## begin INPUT MATERIAL

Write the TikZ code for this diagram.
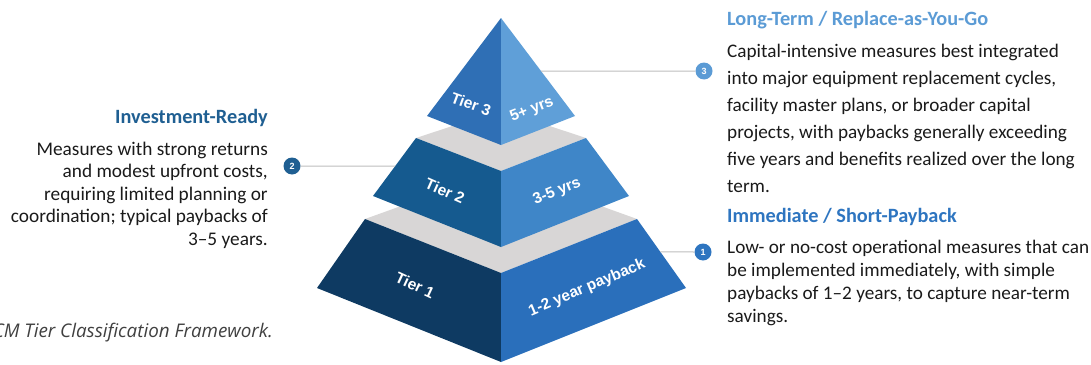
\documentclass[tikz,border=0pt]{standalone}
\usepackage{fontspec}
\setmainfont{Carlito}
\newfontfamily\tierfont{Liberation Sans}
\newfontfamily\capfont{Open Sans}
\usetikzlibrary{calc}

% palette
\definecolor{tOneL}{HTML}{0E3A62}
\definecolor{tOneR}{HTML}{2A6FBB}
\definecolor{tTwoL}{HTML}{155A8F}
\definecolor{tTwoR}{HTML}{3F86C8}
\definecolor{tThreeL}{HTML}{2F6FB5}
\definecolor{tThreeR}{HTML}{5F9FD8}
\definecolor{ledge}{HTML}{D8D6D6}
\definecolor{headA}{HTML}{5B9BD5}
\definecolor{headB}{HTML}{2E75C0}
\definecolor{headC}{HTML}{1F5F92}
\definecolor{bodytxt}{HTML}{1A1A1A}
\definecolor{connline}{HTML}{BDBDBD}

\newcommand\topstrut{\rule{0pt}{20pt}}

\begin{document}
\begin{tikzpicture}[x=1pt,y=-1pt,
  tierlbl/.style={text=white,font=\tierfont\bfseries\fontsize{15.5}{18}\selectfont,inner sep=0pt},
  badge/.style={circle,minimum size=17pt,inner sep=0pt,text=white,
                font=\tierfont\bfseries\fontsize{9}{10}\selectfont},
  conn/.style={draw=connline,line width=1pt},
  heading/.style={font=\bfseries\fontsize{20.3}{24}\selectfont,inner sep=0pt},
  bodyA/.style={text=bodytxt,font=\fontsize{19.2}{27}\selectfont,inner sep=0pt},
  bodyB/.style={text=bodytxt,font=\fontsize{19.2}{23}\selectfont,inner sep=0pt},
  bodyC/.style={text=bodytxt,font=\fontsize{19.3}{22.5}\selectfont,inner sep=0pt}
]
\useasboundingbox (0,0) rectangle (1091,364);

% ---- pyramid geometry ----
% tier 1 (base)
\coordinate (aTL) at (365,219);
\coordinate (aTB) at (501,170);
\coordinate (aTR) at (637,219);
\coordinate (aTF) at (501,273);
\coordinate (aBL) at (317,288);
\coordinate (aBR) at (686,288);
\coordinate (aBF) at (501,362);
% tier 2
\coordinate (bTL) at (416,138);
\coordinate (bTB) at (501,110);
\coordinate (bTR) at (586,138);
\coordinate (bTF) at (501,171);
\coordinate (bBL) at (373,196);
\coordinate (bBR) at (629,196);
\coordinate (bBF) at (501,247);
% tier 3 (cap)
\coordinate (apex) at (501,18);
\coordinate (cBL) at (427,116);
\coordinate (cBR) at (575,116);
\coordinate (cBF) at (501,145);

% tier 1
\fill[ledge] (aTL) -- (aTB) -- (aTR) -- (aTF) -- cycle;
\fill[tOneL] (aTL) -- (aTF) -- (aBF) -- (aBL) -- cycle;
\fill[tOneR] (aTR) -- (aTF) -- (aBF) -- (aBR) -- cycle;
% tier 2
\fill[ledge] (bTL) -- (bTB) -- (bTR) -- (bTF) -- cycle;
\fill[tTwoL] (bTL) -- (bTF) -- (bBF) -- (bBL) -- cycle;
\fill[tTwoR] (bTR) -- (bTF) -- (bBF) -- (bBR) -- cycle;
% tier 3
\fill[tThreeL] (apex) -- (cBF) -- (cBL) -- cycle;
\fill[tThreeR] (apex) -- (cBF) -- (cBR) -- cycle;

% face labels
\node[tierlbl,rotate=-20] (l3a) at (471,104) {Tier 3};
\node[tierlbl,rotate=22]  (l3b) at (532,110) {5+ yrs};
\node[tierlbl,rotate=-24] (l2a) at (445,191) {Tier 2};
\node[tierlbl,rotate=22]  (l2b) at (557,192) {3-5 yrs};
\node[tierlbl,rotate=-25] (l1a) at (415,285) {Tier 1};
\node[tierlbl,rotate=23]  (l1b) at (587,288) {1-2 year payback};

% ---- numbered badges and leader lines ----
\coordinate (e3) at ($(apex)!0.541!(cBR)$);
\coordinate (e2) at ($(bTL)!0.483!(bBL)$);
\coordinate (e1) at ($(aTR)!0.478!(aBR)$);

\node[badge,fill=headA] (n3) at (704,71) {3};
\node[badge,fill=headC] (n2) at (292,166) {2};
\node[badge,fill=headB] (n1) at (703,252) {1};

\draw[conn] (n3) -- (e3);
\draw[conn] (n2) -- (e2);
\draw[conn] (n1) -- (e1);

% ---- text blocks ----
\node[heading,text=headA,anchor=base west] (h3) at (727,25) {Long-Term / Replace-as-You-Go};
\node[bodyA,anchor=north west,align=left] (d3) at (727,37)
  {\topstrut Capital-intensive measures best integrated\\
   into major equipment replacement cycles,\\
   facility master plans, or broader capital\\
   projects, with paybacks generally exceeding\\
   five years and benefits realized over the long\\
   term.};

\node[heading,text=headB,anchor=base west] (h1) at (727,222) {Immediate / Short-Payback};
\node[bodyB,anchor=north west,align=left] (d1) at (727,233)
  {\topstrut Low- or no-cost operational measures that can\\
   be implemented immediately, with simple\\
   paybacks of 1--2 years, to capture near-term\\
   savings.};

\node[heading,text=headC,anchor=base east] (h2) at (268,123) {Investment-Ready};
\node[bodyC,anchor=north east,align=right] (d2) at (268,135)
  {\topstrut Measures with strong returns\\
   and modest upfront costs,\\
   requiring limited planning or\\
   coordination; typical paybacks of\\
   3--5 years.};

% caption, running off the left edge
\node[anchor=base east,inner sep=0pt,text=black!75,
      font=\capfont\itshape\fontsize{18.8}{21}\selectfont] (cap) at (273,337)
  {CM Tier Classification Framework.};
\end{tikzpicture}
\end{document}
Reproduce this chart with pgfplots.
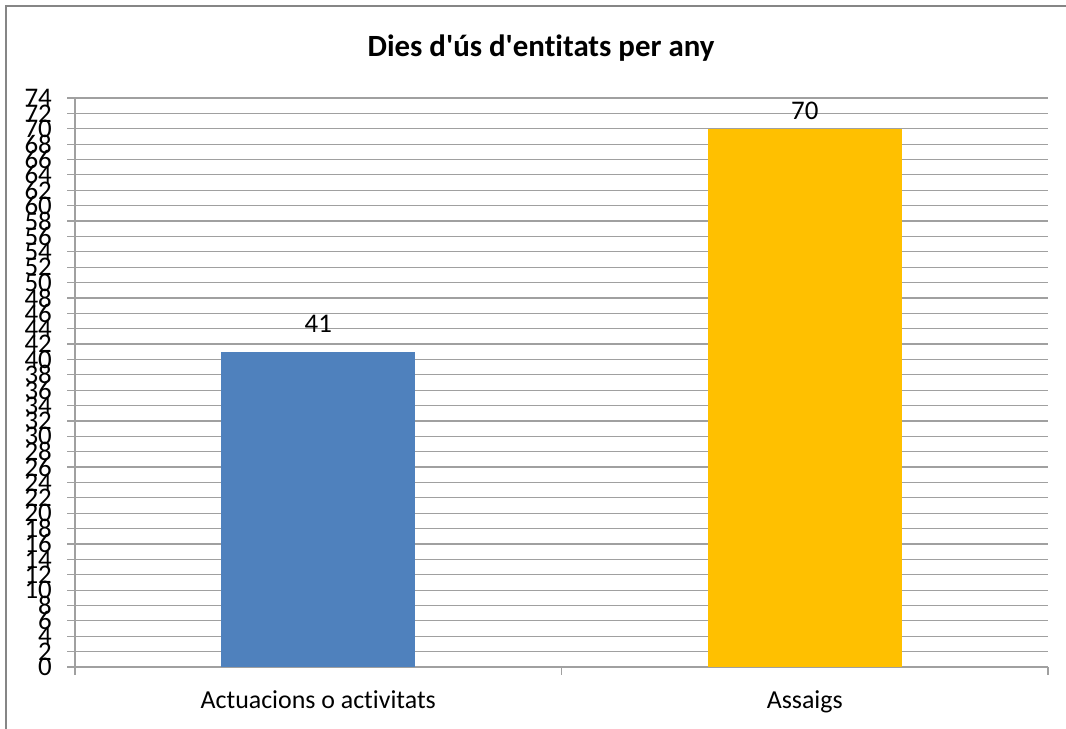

## end INPUT MATERIAL

REQUIREMENTS:
Copy the listing in full and without alteration, omitting every picture.

OUTPUT:
Write the TikZ code for this diagram.
\documentclass[tikz,border=0pt]{standalone}
\usepackage{fontspec}
\setmainfont{Carlito}
\newfontfamily\tierfont{Liberation Sans}
\newfontfamily\capfont{Open Sans}
\usetikzlibrary{calc}

% palette
\definecolor{tOneL}{HTML}{0E3A62}
\definecolor{tOneR}{HTML}{2A6FBB}
\definecolor{tTwoL}{HTML}{155A8F}
\definecolor{tTwoR}{HTML}{3F86C8}
\definecolor{tThreeL}{HTML}{2F6FB5}
\definecolor{tThreeR}{HTML}{5F9FD8}
\definecolor{ledge}{HTML}{D8D6D6}
\definecolor{headA}{HTML}{5B9BD5}
\definecolor{headB}{HTML}{2E75C0}
\definecolor{headC}{HTML}{1F5F92}
\definecolor{bodytxt}{HTML}{1A1A1A}
\definecolor{connline}{HTML}{BDBDBD}

\newcommand\topstrut{\rule{0pt}{20pt}}

\begin{document}
\begin{tikzpicture}[x=1pt,y=-1pt,
  tierlbl/.style={text=white,font=\tierfont\bfseries\fontsize{15.5}{18}\selectfont,inner sep=0pt},
  badge/.style={circle,minimum size=17pt,inner sep=0pt,text=white,
                font=\tierfont\bfseries\fontsize{9}{10}\selectfont},
  conn/.style={draw=connline,line width=1pt},
  heading/.style={font=\bfseries\fontsize{20.3}{24}\selectfont,inner sep=0pt},
  bodyA/.style={text=bodytxt,font=\fontsize{19.2}{27}\selectfont,inner sep=0pt},
  bodyB/.style={text=bodytxt,font=\fontsize{19.2}{23}\selectfont,inner sep=0pt},
  bodyC/.style={text=bodytxt,font=\fontsize{19.3}{22.5}\selectfont,inner sep=0pt}
]
\useasboundingbox (0,0) rectangle (1091,364);

% ---- pyramid geometry ----
% tier 1 (base)
\coordinate (aTL) at (365,219);
\coordinate (aTB) at (501,170);
\coordinate (aTR) at (637,219);
\coordinate (aTF) at (501,273);
\coordinate (aBL) at (317,288);
\coordinate (aBR) at (686,288);
\coordinate (aBF) at (501,362);
% tier 2
\coordinate (bTL) at (416,138);
\coordinate (bTB) at (501,110);
\coordinate (bTR) at (586,138);
\coordinate (bTF) at (501,171);
\coordinate (bBL) at (373,196);
\coordinate (bBR) at (629,196);
\coordinate (bBF) at (501,247);
% tier 3 (cap)
\coordinate (apex) at (501,18);
\coordinate (cBL) at (427,116);
\coordinate (cBR) at (575,116);
\coordinate (cBF) at (501,145);

% tier 1
\fill[ledge] (aTL) -- (aTB) -- (aTR) -- (aTF) -- cycle;
\fill[tOneL] (aTL) -- (aTF) -- (aBF) -- (aBL) -- cycle;
\fill[tOneR] (aTR) -- (aTF) -- (aBF) -- (aBR) -- cycle;
% tier 2
\fill[ledge] (bTL) -- (bTB) -- (bTR) -- (bTF) -- cycle;
\fill[tTwoL] (bTL) -- (bTF) -- (bBF) -- (bBL) -- cycle;
\fill[tTwoR] (bTR) -- (bTF) -- (bBF) -- (bBR) -- cycle;
% tier 3
\fill[tThreeL] (apex) -- (cBF) -- (cBL) -- cycle;
\fill[tThreeR] (apex) -- (cBF) -- (cBR) -- cycle;

% face labels
\node[tierlbl,rotate=-20] (l3a) at (471,104) {Tier 3};
\node[tierlbl,rotate=22]  (l3b) at (532,110) {5+ yrs};
\node[tierlbl,rotate=-24] (l2a) at (445,191) {Tier 2};
\node[tierlbl,rotate=22]  (l2b) at (557,192) {3-5 yrs};
\node[tierlbl,rotate=-25] (l1a) at (415,285) {Tier 1};
\node[tierlbl,rotate=23]  (l1b) at (587,288) {1-2 year payback};

% ---- numbered badges and leader lines ----
\coordinate (e3) at ($(apex)!0.541!(cBR)$);
\coordinate (e2) at ($(bTL)!0.483!(bBL)$);
\coordinate (e1) at ($(aTR)!0.478!(aBR)$);

\node[badge,fill=headA] (n3) at (704,71) {3};
\node[badge,fill=headC] (n2) at (292,166) {2};
\node[badge,fill=headB] (n1) at (703,252) {1};

\draw[conn] (n3) -- (e3);
\draw[conn] (n2) -- (e2);
\draw[conn] (n1) -- (e1);

% ---- text blocks ----
\node[heading,text=headA,anchor=base west] (h3) at (727,25) {Long-Term / Replace-as-You-Go};
\node[bodyA,anchor=north west,align=left] (d3) at (727,37)
  {\topstrut Capital-intensive measures best integrated\\
   into major equipment replacement cycles,\\
   facility master plans, or broader capital\\
   projects, with paybacks generally exceeding\\
   five years and benefits realized over the long\\
   term.};

\node[heading,text=headB,anchor=base west] (h1) at (727,222) {Immediate / Short-Payback};
\node[bodyB,anchor=north west,align=left] (d1) at (727,233)
  {\topstrut Low- or no-cost operational measures that can\\
   be implemented immediately, with simple\\
   paybacks of 1--2 years, to capture near-term\\
   savings.};

\node[heading,text=headC,anchor=base east] (h2) at (268,123) {Investment-Ready};
\node[bodyC,anchor=north east,align=right] (d2) at (268,135)
  {\topstrut Measures with strong returns\\
   and modest upfront costs,\\
   requiring limited planning or\\
   coordination; typical paybacks of\\
   3--5 years.};

% caption, running off the left edge
\node[anchor=base east,inner sep=0pt,text=black!75,
      font=\capfont\itshape\fontsize{18.8}{21}\selectfont] (cap) at (273,337)
  {CM Tier Classification Framework.};
\end{tikzpicture}
\end{document}
Reproduce this chart with pgfplots.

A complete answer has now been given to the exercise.